Count the lines below that contain the word "this", and reply with that number alone.

[Begin TASK INPUTS]

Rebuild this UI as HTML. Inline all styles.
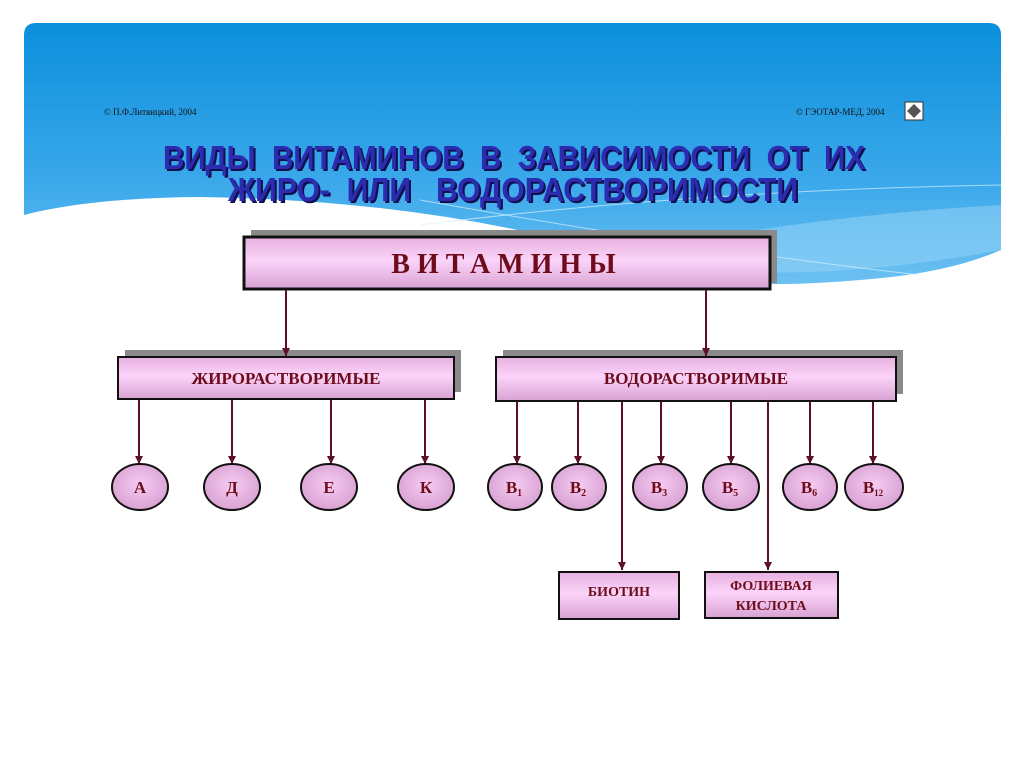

[End TASK INPUTS]
[Begin TASK INPUTS]

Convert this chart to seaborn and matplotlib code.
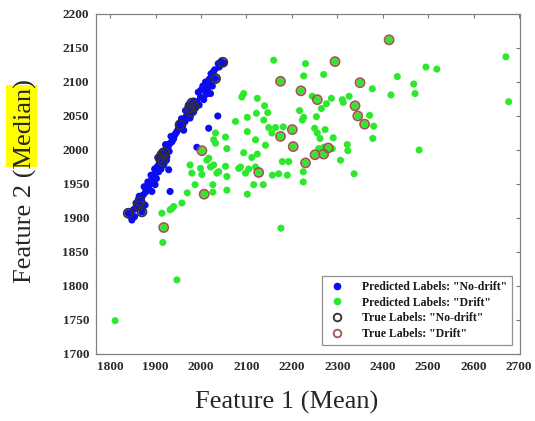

[End TASK INPUTS]
[Begin TASK INPUTS]

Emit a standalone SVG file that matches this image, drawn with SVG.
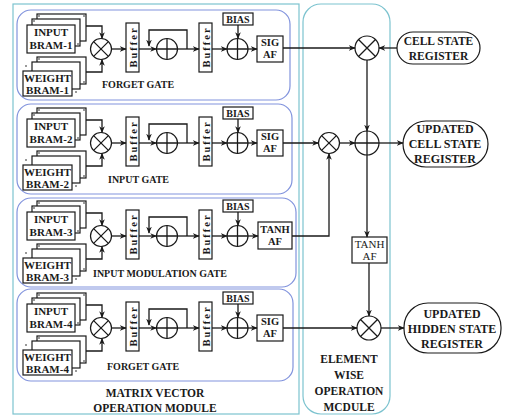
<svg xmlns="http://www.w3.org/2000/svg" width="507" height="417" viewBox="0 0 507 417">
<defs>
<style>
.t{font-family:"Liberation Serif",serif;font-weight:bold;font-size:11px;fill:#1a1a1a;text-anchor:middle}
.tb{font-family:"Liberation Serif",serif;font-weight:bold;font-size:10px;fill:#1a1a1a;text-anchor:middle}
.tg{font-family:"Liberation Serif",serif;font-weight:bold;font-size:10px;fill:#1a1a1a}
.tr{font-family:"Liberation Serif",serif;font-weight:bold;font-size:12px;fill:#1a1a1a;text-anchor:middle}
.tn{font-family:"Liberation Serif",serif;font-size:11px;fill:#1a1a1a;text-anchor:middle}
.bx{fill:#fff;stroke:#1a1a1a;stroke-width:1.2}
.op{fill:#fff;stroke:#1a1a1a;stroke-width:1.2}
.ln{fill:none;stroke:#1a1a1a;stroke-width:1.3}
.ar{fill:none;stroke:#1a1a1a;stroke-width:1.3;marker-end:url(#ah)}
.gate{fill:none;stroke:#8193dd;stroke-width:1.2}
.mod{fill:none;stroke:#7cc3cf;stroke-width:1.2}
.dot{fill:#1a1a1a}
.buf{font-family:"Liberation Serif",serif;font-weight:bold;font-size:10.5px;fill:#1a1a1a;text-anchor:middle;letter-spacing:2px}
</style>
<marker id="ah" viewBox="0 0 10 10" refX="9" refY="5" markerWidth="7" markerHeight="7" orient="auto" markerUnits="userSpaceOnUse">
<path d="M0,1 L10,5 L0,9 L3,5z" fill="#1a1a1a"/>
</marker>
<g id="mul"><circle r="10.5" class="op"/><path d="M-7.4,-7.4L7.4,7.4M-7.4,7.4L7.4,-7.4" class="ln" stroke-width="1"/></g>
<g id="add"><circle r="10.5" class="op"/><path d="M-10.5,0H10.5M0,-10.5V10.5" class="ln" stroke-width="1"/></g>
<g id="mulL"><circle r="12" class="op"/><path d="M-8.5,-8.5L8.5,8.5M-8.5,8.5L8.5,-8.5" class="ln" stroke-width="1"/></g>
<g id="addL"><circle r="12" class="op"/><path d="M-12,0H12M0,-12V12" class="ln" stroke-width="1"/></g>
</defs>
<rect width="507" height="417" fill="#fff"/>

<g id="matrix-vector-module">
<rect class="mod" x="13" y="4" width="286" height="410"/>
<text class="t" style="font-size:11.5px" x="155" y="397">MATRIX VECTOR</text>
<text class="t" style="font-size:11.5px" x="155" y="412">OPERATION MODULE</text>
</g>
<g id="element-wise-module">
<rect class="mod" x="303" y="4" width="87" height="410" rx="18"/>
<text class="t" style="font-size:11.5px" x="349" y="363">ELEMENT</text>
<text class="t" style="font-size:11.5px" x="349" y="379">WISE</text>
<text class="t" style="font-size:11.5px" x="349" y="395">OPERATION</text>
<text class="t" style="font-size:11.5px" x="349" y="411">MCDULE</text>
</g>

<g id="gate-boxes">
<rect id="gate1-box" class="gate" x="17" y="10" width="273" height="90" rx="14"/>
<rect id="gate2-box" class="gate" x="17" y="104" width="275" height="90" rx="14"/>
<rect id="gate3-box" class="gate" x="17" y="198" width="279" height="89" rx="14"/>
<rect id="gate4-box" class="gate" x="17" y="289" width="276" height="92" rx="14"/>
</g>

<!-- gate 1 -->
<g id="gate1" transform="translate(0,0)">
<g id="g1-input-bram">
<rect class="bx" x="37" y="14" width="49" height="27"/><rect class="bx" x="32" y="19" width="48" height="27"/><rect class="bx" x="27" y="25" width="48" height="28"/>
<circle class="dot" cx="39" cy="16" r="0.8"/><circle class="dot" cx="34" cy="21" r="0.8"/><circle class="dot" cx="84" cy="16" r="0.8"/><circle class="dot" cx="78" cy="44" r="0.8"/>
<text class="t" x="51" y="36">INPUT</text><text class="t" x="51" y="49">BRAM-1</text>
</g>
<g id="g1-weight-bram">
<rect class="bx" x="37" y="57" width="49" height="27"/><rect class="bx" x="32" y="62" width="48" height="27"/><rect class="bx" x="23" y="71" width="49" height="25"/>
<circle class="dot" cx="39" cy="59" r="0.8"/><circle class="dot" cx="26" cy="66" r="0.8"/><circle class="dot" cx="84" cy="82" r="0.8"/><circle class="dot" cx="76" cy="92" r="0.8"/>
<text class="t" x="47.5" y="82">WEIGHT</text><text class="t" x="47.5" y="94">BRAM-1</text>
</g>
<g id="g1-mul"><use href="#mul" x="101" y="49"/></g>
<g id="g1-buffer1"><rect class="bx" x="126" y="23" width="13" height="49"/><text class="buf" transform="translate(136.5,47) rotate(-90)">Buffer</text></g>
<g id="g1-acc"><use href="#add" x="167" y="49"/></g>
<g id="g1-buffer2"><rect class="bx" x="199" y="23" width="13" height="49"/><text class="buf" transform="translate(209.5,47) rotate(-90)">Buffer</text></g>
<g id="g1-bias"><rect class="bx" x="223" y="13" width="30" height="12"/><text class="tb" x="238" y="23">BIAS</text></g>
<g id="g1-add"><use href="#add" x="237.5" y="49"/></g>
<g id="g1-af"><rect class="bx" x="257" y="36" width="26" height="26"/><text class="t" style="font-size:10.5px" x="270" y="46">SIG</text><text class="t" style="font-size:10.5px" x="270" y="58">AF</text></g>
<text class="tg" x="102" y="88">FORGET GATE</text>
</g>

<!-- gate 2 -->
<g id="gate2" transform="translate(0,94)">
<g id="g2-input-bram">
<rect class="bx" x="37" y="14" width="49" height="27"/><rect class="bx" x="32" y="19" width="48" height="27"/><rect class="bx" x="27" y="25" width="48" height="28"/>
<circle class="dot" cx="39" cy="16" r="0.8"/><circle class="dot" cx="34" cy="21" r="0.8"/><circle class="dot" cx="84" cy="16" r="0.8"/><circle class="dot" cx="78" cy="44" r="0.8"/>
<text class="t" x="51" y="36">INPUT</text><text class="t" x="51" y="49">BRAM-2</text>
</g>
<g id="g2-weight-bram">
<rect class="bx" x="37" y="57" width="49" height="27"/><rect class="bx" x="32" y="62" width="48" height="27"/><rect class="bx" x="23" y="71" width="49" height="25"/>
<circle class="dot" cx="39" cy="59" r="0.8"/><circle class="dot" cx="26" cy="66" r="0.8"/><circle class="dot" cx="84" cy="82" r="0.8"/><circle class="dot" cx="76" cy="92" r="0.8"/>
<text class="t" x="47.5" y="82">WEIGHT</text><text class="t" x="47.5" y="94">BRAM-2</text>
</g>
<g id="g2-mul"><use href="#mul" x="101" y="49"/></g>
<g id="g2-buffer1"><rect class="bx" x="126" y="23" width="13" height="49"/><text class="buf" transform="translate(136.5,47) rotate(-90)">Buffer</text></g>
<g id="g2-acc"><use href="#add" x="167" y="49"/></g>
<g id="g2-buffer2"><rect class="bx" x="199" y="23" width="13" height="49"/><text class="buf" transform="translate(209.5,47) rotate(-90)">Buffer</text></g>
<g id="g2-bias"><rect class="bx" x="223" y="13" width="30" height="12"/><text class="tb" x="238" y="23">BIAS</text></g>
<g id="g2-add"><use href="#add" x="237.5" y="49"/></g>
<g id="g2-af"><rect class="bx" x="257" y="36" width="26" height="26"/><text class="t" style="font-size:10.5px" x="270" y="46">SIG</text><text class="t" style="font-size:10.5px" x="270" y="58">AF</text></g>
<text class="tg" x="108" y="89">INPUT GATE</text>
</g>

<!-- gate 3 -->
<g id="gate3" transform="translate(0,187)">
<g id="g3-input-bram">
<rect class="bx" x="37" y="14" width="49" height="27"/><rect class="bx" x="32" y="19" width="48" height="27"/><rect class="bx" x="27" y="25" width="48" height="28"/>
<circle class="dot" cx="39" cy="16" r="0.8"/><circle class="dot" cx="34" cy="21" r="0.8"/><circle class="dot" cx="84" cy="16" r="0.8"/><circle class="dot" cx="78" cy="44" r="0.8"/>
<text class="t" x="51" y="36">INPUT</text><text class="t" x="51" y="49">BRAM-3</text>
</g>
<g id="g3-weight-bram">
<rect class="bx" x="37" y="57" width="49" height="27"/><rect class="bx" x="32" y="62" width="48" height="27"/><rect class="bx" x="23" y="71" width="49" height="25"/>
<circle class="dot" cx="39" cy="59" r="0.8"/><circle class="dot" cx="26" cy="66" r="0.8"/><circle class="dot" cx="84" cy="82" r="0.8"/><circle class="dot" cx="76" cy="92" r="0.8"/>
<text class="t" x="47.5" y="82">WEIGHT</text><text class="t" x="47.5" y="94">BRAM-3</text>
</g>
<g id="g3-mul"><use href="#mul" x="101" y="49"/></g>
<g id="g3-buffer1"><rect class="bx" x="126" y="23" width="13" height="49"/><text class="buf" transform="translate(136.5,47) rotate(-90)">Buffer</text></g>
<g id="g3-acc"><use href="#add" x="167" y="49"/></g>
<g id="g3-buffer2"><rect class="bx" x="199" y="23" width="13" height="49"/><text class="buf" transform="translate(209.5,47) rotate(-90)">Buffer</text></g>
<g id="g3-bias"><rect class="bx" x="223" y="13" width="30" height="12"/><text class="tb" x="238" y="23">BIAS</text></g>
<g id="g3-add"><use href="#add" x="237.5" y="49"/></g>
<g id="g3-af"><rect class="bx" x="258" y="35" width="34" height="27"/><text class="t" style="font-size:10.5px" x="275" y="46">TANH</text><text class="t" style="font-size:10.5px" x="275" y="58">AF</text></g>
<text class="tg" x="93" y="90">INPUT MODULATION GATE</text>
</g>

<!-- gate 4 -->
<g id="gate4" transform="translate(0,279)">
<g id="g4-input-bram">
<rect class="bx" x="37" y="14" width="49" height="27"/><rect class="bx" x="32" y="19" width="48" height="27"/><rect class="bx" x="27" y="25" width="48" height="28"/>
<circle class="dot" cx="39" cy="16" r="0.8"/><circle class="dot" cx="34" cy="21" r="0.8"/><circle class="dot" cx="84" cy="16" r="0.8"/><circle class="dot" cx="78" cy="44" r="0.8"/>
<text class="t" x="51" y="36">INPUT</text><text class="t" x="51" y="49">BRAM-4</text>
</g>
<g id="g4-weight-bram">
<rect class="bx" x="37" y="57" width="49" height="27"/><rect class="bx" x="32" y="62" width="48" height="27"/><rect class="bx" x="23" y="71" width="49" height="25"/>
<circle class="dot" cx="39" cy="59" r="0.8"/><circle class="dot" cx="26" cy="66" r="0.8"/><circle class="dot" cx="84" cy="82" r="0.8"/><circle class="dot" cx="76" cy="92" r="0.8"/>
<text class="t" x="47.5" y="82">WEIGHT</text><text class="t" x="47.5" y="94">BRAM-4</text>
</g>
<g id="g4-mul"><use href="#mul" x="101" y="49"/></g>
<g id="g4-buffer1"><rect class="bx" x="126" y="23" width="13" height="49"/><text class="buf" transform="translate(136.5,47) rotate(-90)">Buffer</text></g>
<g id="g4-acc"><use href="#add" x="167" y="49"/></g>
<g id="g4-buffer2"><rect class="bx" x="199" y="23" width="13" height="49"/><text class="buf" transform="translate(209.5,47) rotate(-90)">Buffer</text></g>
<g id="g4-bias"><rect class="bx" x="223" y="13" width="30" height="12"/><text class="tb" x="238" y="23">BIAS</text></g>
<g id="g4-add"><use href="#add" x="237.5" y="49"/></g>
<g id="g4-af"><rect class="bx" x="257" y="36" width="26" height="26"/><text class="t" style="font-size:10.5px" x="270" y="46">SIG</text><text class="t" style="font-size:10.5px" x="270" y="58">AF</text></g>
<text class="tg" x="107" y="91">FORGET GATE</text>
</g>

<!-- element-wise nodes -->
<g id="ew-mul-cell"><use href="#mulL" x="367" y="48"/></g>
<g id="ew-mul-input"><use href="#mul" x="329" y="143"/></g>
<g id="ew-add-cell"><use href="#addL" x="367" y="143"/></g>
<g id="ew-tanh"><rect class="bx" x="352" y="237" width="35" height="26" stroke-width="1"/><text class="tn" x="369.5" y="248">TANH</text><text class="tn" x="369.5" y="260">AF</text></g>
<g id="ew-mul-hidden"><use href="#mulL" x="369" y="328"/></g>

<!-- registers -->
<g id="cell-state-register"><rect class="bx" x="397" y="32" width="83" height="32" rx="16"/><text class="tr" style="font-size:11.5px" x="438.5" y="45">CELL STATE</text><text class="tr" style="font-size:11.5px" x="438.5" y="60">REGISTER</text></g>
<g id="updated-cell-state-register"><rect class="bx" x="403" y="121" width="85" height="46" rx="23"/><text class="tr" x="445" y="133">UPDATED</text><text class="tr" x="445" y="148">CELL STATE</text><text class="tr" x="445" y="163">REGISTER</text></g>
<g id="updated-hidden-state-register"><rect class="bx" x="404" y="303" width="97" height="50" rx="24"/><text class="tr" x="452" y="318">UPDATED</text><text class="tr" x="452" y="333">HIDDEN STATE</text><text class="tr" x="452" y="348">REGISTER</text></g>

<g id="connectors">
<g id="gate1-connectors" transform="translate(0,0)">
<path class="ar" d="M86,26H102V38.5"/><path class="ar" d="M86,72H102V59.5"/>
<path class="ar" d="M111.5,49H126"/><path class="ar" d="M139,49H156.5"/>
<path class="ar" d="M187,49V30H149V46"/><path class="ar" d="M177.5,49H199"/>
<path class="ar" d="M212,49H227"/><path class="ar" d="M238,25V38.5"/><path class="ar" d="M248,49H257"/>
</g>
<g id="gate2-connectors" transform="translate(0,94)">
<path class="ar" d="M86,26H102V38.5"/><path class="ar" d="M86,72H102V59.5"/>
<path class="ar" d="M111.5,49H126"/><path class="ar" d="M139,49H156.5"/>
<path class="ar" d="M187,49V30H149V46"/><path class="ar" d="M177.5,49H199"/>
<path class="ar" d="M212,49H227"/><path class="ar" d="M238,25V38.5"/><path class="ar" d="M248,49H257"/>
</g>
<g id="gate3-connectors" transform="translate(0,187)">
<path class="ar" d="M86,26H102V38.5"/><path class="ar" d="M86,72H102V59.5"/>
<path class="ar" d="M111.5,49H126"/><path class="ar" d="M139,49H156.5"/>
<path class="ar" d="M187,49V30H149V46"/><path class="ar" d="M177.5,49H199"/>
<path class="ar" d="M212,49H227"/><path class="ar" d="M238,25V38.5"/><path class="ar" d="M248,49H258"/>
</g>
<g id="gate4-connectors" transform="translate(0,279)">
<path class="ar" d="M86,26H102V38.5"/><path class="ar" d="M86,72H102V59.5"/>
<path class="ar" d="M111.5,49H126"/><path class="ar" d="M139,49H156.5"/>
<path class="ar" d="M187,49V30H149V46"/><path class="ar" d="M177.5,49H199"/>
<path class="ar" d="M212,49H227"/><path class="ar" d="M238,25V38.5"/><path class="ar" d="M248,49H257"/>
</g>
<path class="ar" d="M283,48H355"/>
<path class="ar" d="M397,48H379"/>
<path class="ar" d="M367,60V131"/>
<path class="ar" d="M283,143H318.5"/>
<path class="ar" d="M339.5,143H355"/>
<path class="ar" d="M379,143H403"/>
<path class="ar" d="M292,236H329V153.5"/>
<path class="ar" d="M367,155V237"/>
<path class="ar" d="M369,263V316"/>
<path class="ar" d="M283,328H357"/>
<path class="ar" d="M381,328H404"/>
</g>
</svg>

[End TASK INPUTS]

▶ _TASK RESPONSE_: 3